Каждому элементу пермского герба есть соответствие в повествовании. О ‘медведице’ сказано достаточно. Мотив ‘книги’ и, шире, учительного слова варьируется в обширном ряде эпизодов повести. И прежде всего ключевых, связанных с “обращением” Люверс. Цветкова, встреча с которым переменила ее сознание, она впервые увидела в окружении воспитанниц с таинственной книгой, большой, как альбом или атлас. Эпизод встречи завершился тем, что девочка забыла на улице томик Лермонтова, с которым вышла на прогулку. Этот, лермонтовский, мотив вернулся в финале повествования. Узнав о гибели Цветкова, Женя решительно заявила учителю, что не будет сегодня «этого отвечать», и томик «демонического» Лермонтова вернулся «назад в покосившийся рядок классиков» (86). Лермонтов отправлен на полку, потому что, со смертью Цветкова, девочка окончательно приняла в себя смысл евангельских слов о ближнем: «Впечатле­ние <…> было неизгладимо <…> в ее жизнь впервые вошел другой человек, третье лицо <…>то, которое имеют в виду заповеди, <…> «Не делай ты, особенный и жи­вой,— говорят они,— этому, туманному и общему, того, чего себе, особенному и живому, не желаешь» (86). Этим обращением, эквивалентным крещению, завершился рассказ о детстве Люверс.
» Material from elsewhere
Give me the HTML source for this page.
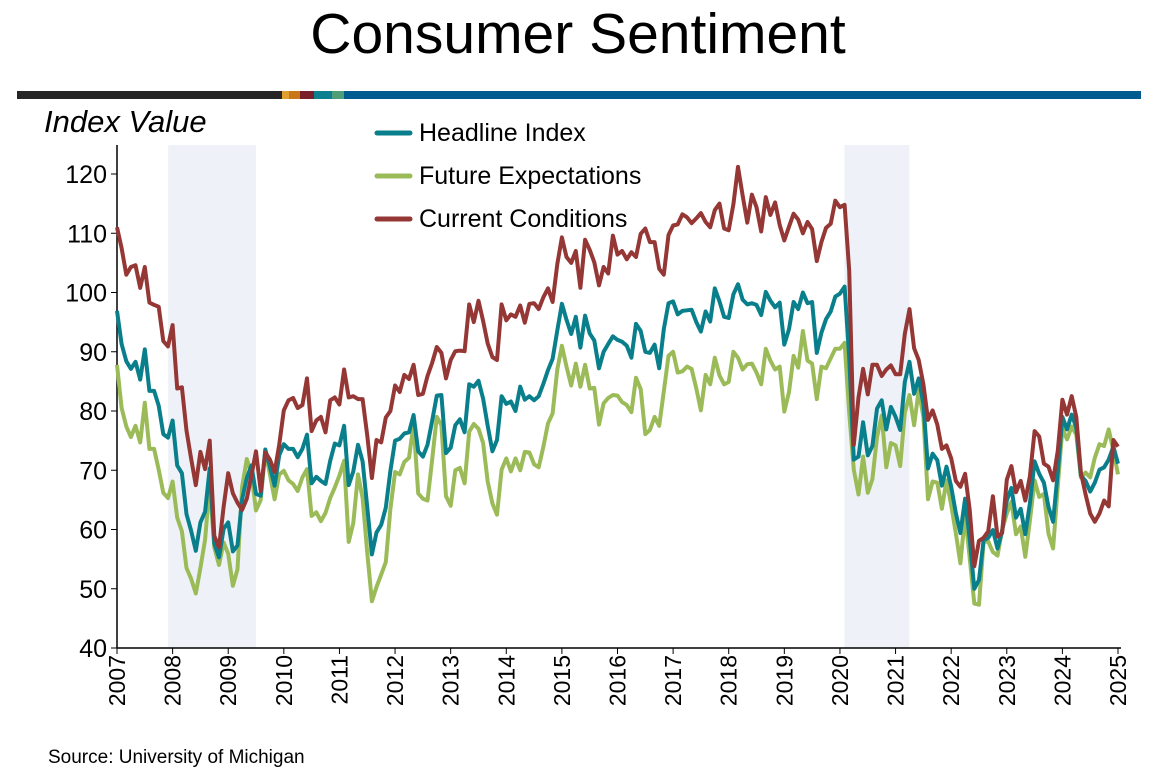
<!DOCTYPE html>
<html><head><meta charset="utf-8"><style>
body{margin:0;background:#fff;font-family:"Liberation Sans",Arial,sans-serif}
svg text{font-family:"Liberation Sans",Arial,sans-serif}
</style></head><body>
<svg id="c" width="1149" height="773" xmlns="http://www.w3.org/2000/svg">
<text x="578" y="53" font-size="57" text-anchor="middle">Consumer Sentiment</text>
<g>
<rect x="17" y="91" width="265" height="8" fill="#262626"/>
<rect x="282" y="91" width="7" height="8" fill="#e0a030"/>
<rect x="289" y="91" width="11" height="8" fill="#c87818"/>
<rect x="300" y="91" width="14" height="8" fill="#7a1e2a"/>
<rect x="314" y="91" width="18" height="8" fill="#0a8090"/>
<rect x="332" y="91" width="12" height="8" fill="#4f9e78"/>
<rect x="344" y="91" width="797" height="8" fill="#005b8e"/>
</g>
<text x="44" y="132" font-size="31" font-style="italic">Index Value</text>
<g id="shade"></g><g id="axes"></g><g id="lines"></g>
<g>
<g><line x1="377" y1="133" x2="410" y2="133" stroke="#0a7f8c" stroke-width="5" stroke-linecap="round"/><text x="419" y="141" font-size="25">Headline Index</text></g>
<g><line x1="377" y1="176" x2="410" y2="176" stroke="#9bbb59" stroke-width="5" stroke-linecap="round"/><text x="419" y="184" font-size="25">Future Expectations</text></g>
<g><line x1="377" y1="219" x2="410" y2="219" stroke="#953735" stroke-width="5" stroke-linecap="round"/><text x="419" y="227" font-size="25">Current Conditions</text></g>
</g>
<text x="48" y="763" font-size="19">Source: University of Michigan</text>
</svg>
<script>
const yTicks=[40,50,60,70,80,90,100,110,120];
const years=[2007,2008,2009,2010,2011,2012,2013,2014,2015,2016,2017,2018,2019,2020,2021,2022,2023,2024,2025];
const recessions=[[2007.92,2009.5],[2020.08,2021.25]];
const headline=[96.9,91.3,88.4,87.1,88.3,85.3,90.4,83.4,83.4,80.9,76.1,75.5,
78.4,70.8,69.5,62.6,59.8,56.4,61.2,63.0,70.3,57.6,55.3,60.1,
61.2,56.3,57.3,65.1,68.7,70.8,66.0,65.7,73.5,70.6,67.4,72.5,
74.4,73.6,73.6,72.2,73.6,76.0,67.8,68.9,68.2,67.7,71.6,74.5,
74.2,77.5,67.5,69.8,74.3,71.5,63.7,55.8,59.5,60.8,63.7,69.9,
75.0,75.3,76.2,76.4,79.3,73.2,72.3,74.3,78.3,82.6,82.7,72.9,
73.8,77.6,78.6,76.4,84.5,84.1,85.1,82.1,77.5,73.2,75.1,82.5,
81.2,81.6,80.0,84.1,81.9,82.5,81.8,82.5,84.6,86.9,88.8,93.6,
98.1,95.4,93.0,95.9,90.7,96.1,93.1,91.9,87.2,90.0,91.3,92.6,
92.0,91.7,91.0,89.0,94.7,93.5,90.0,89.8,91.2,87.2,93.8,98.2,
98.5,96.3,96.9,97.0,97.1,95.0,93.4,96.8,95.1,100.7,98.5,95.9,
95.7,99.7,101.4,98.8,98.0,98.2,97.9,96.2,100.1,98.6,97.5,98.3,
91.2,93.8,98.4,97.2,100.0,98.2,98.4,89.8,93.2,95.5,96.8,99.3,
99.8,101.0,89.1,71.8,72.3,78.1,72.5,74.1,80.4,81.8,76.9,80.7,
79.0,76.8,84.9,88.3,82.9,85.5,81.2,70.3,72.8,71.7,67.4,70.6,
67.2,62.8,59.4,65.2,58.4,50.0,51.5,58.2,58.6,59.9,56.8,59.7,
64.9,67.0,62.0,63.5,59.2,64.4,71.5,69.4,67.9,63.8,61.3,69.7,
79.0,76.9,79.4,77.2,69.1,68.2,66.4,67.9,70.1,70.5,71.8,74.0,71.1];
const future=[87.8,80.5,77.4,75.6,77.5,74.7,81.4,73.6,73.6,70.1,66.2,65.3,
68.1,62.0,59.7,53.5,51.7,49.2,53.5,58.3,67.7,57.0,54.0,57.8,
55.9,50.5,53.3,67.2,71.9,69.4,63.2,65.0,73.3,69.3,65.1,69.3,
69.9,68.3,67.7,66.5,68.8,70.2,62.3,62.9,61.4,62.8,65.3,67.1,
69.1,71.6,57.9,61.1,69.3,65.3,56.0,47.9,50.3,52.4,54.5,63.5,
69.7,69.3,71.4,72.1,77.8,66.1,65.2,64.9,71.7,79.0,77.6,65.6,
64.0,70.0,70.4,67.8,76.5,77.8,77.0,74.6,68.1,64.4,62.5,70.1,
72.0,69.8,72.0,70.0,73.1,73.0,71.0,70.5,74.0,77.9,79.6,87.0,
91.0,87.5,84.3,88.0,84.1,87.8,83.8,83.9,77.7,81.3,82.2,82.7,
82.6,81.5,81.0,79.8,85.6,83.7,76.1,76.8,79.0,77.5,83.3,89.3,
90.0,86.5,86.7,87.5,87.1,83.8,80.1,86.1,84.5,89.0,86.0,84.5,
84.9,90.0,89.0,87.0,87.9,88.0,86.5,84.5,90.5,88.5,87.0,87.5,
79.9,83.2,89.3,87.3,93.5,88.5,88.0,82.0,87.5,87.2,88.9,90.5,
90.5,91.5,79.7,70.1,65.9,72.3,66.2,68.5,75.6,79.2,70.5,74.6,
74.2,70.7,79.7,82.7,77.6,83.5,79.0,65.1,68.1,67.9,63.5,68.3,
64.1,59.4,54.3,62.5,55.2,47.5,47.3,57.9,58.0,56.2,55.6,59.9,
62.7,64.7,59.2,60.5,55.4,61.5,68.3,65.5,66.0,59.3,56.8,67.4,
77.1,75.2,77.4,76.0,68.8,69.6,68.8,72.1,74.4,74.1,76.9,73.3,69.3];
const current=[111.0,107.5,103.0,104.3,104.6,100.8,104.3,98.3,97.9,97.6,91.8,90.9,
94.5,83.8,84.0,76.7,72.0,67.5,73.1,70.2,75.0,58.9,57.0,63.8,
69.5,66.1,64.5,63.3,65.2,69.1,73.2,66.5,73.0,71.8,69.7,74.3,
80.1,81.8,82.2,80.5,81.0,85.5,76.6,78.4,79.0,76.4,81.8,82.3,
81.1,87.0,82.3,82.5,82.0,82.0,75.8,68.7,75.1,74.7,78.9,80.0,
84.3,83.2,86.1,85.4,87.8,82.7,82.9,85.9,88.1,90.8,89.8,85.5,
88.6,90.1,90.2,90.1,98.0,95.0,98.6,95.2,91.4,89.1,88.6,98.0,
95.3,96.3,95.9,97.8,94.9,98.1,98.2,97.2,99.2,100.7,98.4,104.8,
109.3,106.0,105.0,107.0,100.8,108.9,107.2,105.1,101.2,104.3,103.2,109.6,
106.4,107.0,105.6,106.8,106.0,109.9,110.8,108.5,108.5,104.0,103.0,109.7,
111.3,111.5,113.2,112.7,111.7,112.5,113.4,111.9,111.0,113.9,115.0,110.8,
110.5,114.9,121.2,116.4,111.8,116.5,114.4,110.3,116.1,113.1,115.2,111.4,
108.8,111.1,113.3,112.3,110.0,111.9,110.7,105.3,108.5,110.9,111.6,115.5,
114.4,114.8,103.7,74.3,82.3,87.1,82.8,87.8,87.8,85.9,87.0,87.7,
86.2,86.2,93.0,97.2,90.6,88.6,84.5,78.5,80.1,77.7,73.6,74.2,
72.0,68.2,67.2,69.4,63.3,53.8,58.1,58.6,59.7,65.6,58.8,59.4,
68.4,70.7,66.3,68.2,64.9,69.0,76.6,75.7,71.1,70.6,68.3,73.3,
81.9,79.4,82.5,79.0,69.6,65.9,62.7,61.3,62.7,64.9,63.9,75.1,74.0];
const NS='http://www.w3.org/2000/svg';
const X0=117,X1=1118,Y0=648,Y1=174;
const xs=t=>X0+(t-2007)/18*(X1-X0);
const ys=v=>Y0+(v-40)/80*(Y1-Y0);
function mk(tag,attrs,parent){const e=document.createElementNS(NS,tag);for(const k in attrs)e.setAttribute(k,attrs[k]);parent.appendChild(e);return e;}
const shade=document.getElementById('shade'),axes=document.getElementById('axes'),lines=document.getElementById('lines');
recessions.forEach(r=>{const e=mk('rect',{x:xs(r[0]),y:145,width:xs(r[1])-xs(r[0]),height:Y0-145,fill:'#eef2f8'},shade);

});
let e=mk('line',{x1:X0,y1:145,x2:X0,y2:Y0,stroke:'#000','stroke-width':1.5},axes);


e=mk('line',{x1:X0,y1:Y0,x2:X1+3,y2:Y0,stroke:'#000','stroke-width':1.5},axes);


yTicks.forEach(v=>{mk('line',{x1:X0-6,x2:X0,y1:ys(v),y2:ys(v),stroke:'#000'},axes);
const t=mk('text',{x:X0-10,y:ys(v)+9,'font-size':25,'text-anchor':'end'},axes);t.textContent=v;

});
years.forEach(y=>{const x=xs(y);mk('line',{x1:x,x2:x,y1:Y0,y2:Y0+6,stroke:'#000'},axes);
const t=mk('text',{x:0,y:0,'font-size':23,'text-anchor':'end',transform:`translate(${x+8},${Y0+7}) rotate(-90)`},axes);t.textContent=y;

});
function series(d,color,name){const p=d.map((v,i)=>(i?'L':'M')+xs(2007+i/12).toFixed(1)+','+ys(v).toFixed(1)).join('');
const l=mk('path',{d:p,fill:'none',stroke:color,'stroke-width':4,'stroke-linejoin':'round'},lines);

}
series(future,'#9bbb59','future-expectations-line');
series(headline,'#0a7f8c','headline-index-line');
series(current,'#953735','current-conditions-line');
</script>
</body></html>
Так символы ‘медведь’, ‘книга’ и ‘крест’ моделируют последовательность и логику повествования, в основе которого лежит идея метаморфозы, перемены, перехода от языческого к христианскому. Этим мы вовсе не хотим сказать, что «Детство Люверс» - это «пересказ» пермского герба. Но значения, интегрированные пермским гербом, вошли в локальную семантику ‘Перми’, и с нею в повесть, формируя дополнительную систему связей мотивов.

В этой повести о ‘переменах’ в жизни ребенка само слово «перемена» встречается не раз и связано исключительно с тем, что происходит с детьми (61,68,73,85): они живут в мире перемен. С осторожностью можно предположить, что анаграмматическая связь имен ’ПЕРМь’ и ‘ПЕРЕМена’ не остается в повести семантически латентной. Непосредственно эти лексемы в тексте не сопоставлены, но анаграмматическую активность имени ‘Пермь’ в повести подтверждает по крайней мере тот важный эпизод, когда Люверс подумалось, что она уже встречала Цветкова в «Перми, в детстве».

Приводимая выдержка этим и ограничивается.